Lungren Impressed - The American Spectator | USA News and Politics
Lungren Impressed

I know Jim is writing a full piece for tomorrow on Dan Lungren and the race for House Minority Leader, so I don’t want to steal his fire, which means I will provide here only a few general observations, to be followed by more after I read Jim’s piece.

Let it be said, first, that I am not a major Boehner basher (although at one point I was such a basher, because of his handing out campaign contributions on the House floor, which infuriated me). I think he did a slightly better job in the last two years than I expected, and I think his heart is in the right place and so too usually are his mind and his principles.

That said, just on his own merits without regard to Boehner, I thought Dan Lungren was terrific today. (I was only able to listen to about half of his phone conference with bloggers because I had another meeting, but this is based on the half of it that I heard.) Apparently some other bloggers weren’t quite as impressed — which may be an indicator that I am, at age 44, hopelessly outdated with what impresses these young techsters. I am beginning to think that their way of communicating and my own are hopelessly disconnected, which also means that they probably would not respond well today to a Ronald Reagan (stylistically) even if Reagan’s message were updated to apply his principles to today’s issues. Anyway, if the bloggers on the call weren’t impressed, I don’t know what will impress them.

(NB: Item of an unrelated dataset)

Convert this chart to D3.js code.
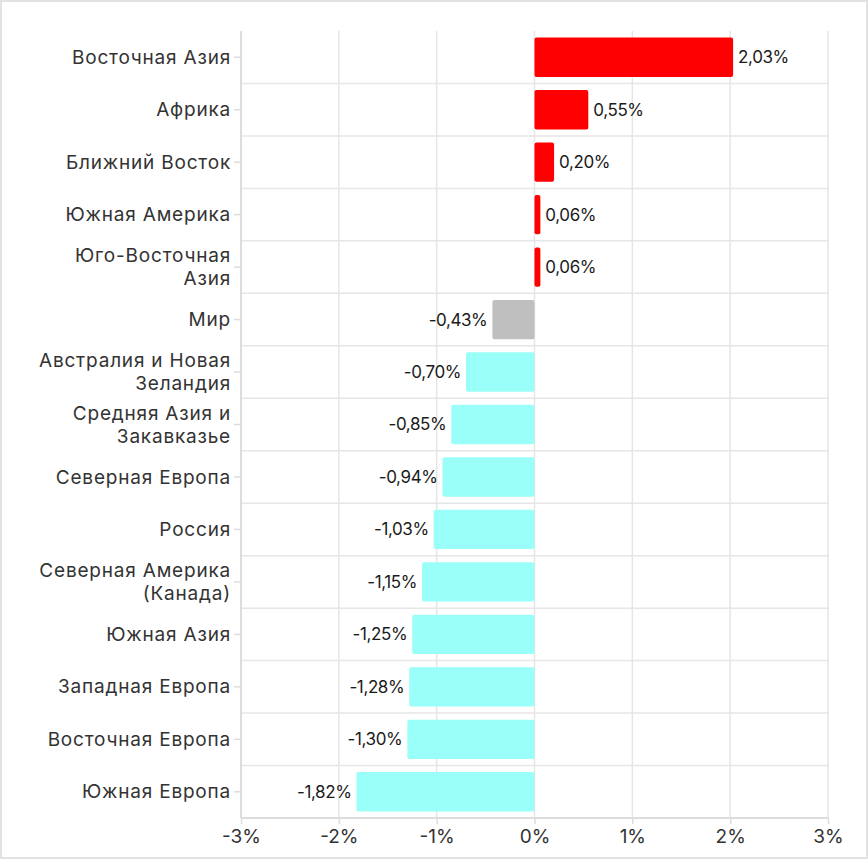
<!DOCTYPE html>
<html>
<head>
<meta charset="utf-8">
<script src="https://cdn.jsdelivr.net/npm/d3@7"></script>
<style>
	html, body { margin: 0; padding: 0; background: #fff; }
	#frame { position: absolute; left: 0; top: 0; width: 864px; height: 855px; border: 2px solid #e2e2e2; }
	svg { display: block; }
</style>
</head>
<body>
<div id="frame"></div>
<svg id="chart" width="868" height="859" style="position:absolute;left:0;top:0"></svg>
<script>
// regions, top to bottom
let regions = [
	'Восточная Азия', 'Африка', 'Ближний Восток', 'Южная Америка', 'Юго-Восточная|Азия',
	'Мир', 'Австралия и Новая|Зеландия', 'Средняя Азия и|Закавказье', 'Северная Европа',
	'Россия', 'Северная Америка|(Канада)', 'Южная Азия', 'Западная Европа',
	'Восточная Европа', 'Южная Европа'
];
let values = [2.03, 0.55, 0.20, 0.06, 0.06, -0.43, -0.70, -0.85, -0.94, -1.03, -1.15, -1.25, -1.28, -1.30, -1.82];
let xTicks = [-3, -2, -1, 0, 1, 2, 3];

let posColor = '#ff0000';
let negColor = '#99fff8';
let worldColor = '#bfbfbf';
let gridColor = '#e6e6e6';
let fontFam = 'Inter, "Noto Sans", sans-serif';

let plotL = 241, plotR = 828, plotT = 31, plotB = 818;

let svg = d3.select('#chart');

let xScale = d3.scaleLinear().domain([-3, 3]).range([plotL, plotR]);
let yScale = d3.scaleBand().domain(regions).range([plotT, plotB]).paddingInner(0.25).paddingOuter(0.125);
let step = yScale.step();

// vertical grid
svg.append('g').selectAll('line').data(xTicks).join('line')
	.attr('x1', d => xScale(d)).attr('x2', d => xScale(d))
	.attr('y1', plotT).attr('y2', plotB)
	.attr('stroke', gridColor).attr('stroke-width', 1.5);

// row separators
svg.append('g').selectAll('line').data(regions.slice(1)).join('line')
	.attr('x1', plotL).attr('x2', plotR + 1)
	.attr('y1', d => yScale(d) - yScale.paddingInner() * step / 2)
	.attr('y2', d => yScale(d) - yScale.paddingInner() * step / 2)
	.attr('stroke', gridColor).attr('stroke-width', 1.5);

// bars
svg.append('g').selectAll('rect').data(values).join('rect')
	.attr('x', d => xScale(Math.min(0, d)))
	.attr('width', d => Math.abs(xScale(d) - xScale(0)))
	.attr('y', (d, i) => yScale(regions[i]))
	.attr('height', yScale.bandwidth())
	.attr('rx', 2)
	.attr('fill', (d, i) => regions[i] == 'Мир' ? worldColor : (d >= 0 ? posColor : negColor));

// value labels
svg.append('g').selectAll('text').data(values).join('text')
	.attr('x', d => d >= 0 ? xScale(d) + 5 : xScale(d) - 5)
	.attr('y', (d, i) => yScale(regions[i]) + yScale.bandwidth() / 2)
	.attr('dy', '0.35em')
	.attr('text-anchor', d => d >= 0 ? 'start' : 'end')
	.attr('font-family', fontFam).attr('font-size', 17).attr('fill', '#1a1a1a')
	.attr('letter-spacing', -0.4)
	.text(d => d.toFixed(2).replace('.', ',') + '%');

// y axis
let yAxis = svg.append('g').attr('transform', `translate(${plotL},0)`)
	.call(d3.axisLeft(yScale).tickSize(7).tickPadding(4).tickFormat(''));
yAxis.select('.domain').attr('stroke', '#dddddd').attr('stroke-width', 2)
	.attr('d', `M0,${plotT}V${plotB}`);
yAxis.selectAll('.tick line').attr('stroke', '#dddddd').attr('stroke-width', 1.5);
yAxis.selectAll('.tick').each(function (d) {
	let lines = d.split('|');
	let t = d3.select(this).append('text')
		.attr('x', -10)
		.attr('text-anchor', 'end')
		.attr('font-family', fontFam).attr('font-size', 19).attr('fill', '#333')
		.attr('letter-spacing', 0.8);
	lines.forEach((ln, k) => {
		t.append('tspan').attr('x', -10)
			.attr('y', (k - (lines.length - 1) / 2) * 23)
			.attr('dy', '0.35em')
			.text(ln);
	});
});

// x axis
let xAxis = svg.append('g').attr('transform', `translate(0,${plotB})`)
	.call(d3.axisBottom(xScale).tickValues(xTicks).tickSize(6).tickPadding(6).tickFormat(d => d + '%'));
xAxis.select('.domain').attr('stroke', '#dddddd').attr('stroke-width', 2)
	.attr('d', `M${plotL},0H${plotR}`);
xAxis.selectAll('.tick line').attr('stroke', '#dddddd').attr('stroke-width', 1.5);
xAxis.selectAll('.tick text')
	.attr('font-family', fontFam).attr('font-size', 19).attr('fill', '#333');
</script>
</body>
</html>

Lungren came across to me as the principled, forceful, articulate leader I remember from the 1980s. Other bloggers are noting that, well, ho hum, he made a case against the auto industry bailout, as if that were just to be expected. But to me the key thing is HOW he made the case: He made it in a coherent fashion, with a concise explanation of what the alternative is (bankruptcy, which means not going out of business but business reorganization, which is a good thing, not a bad one).

He made a strong case, to me at least, about process. He gave quite an example about how and why he objected last year to a new slogan the House GOP Conference adopted that exploded in their faces. Maybe process bores people these days. To me, it makes a huge difference — especially when one explains, as Lungren did, the NEXUS between process and substance. He explained WHY the bad process led to bad substance, and ALSO why the substance itself was bad on its own merits irrespective of process. That dual understanding is, to me, extremely important.

But again, I will leave a more detailed discussion (and explanation of what I was just writing about) until later, because I am curious to see Jim’s fuller take on things tomorrow — especially since, presumably, he got to listen to the entire call. But for now, let’s just say that the GOP caucus is crazy if it doesn’t seriously consider Lungren for a prominent role, very prominent, in the next two years.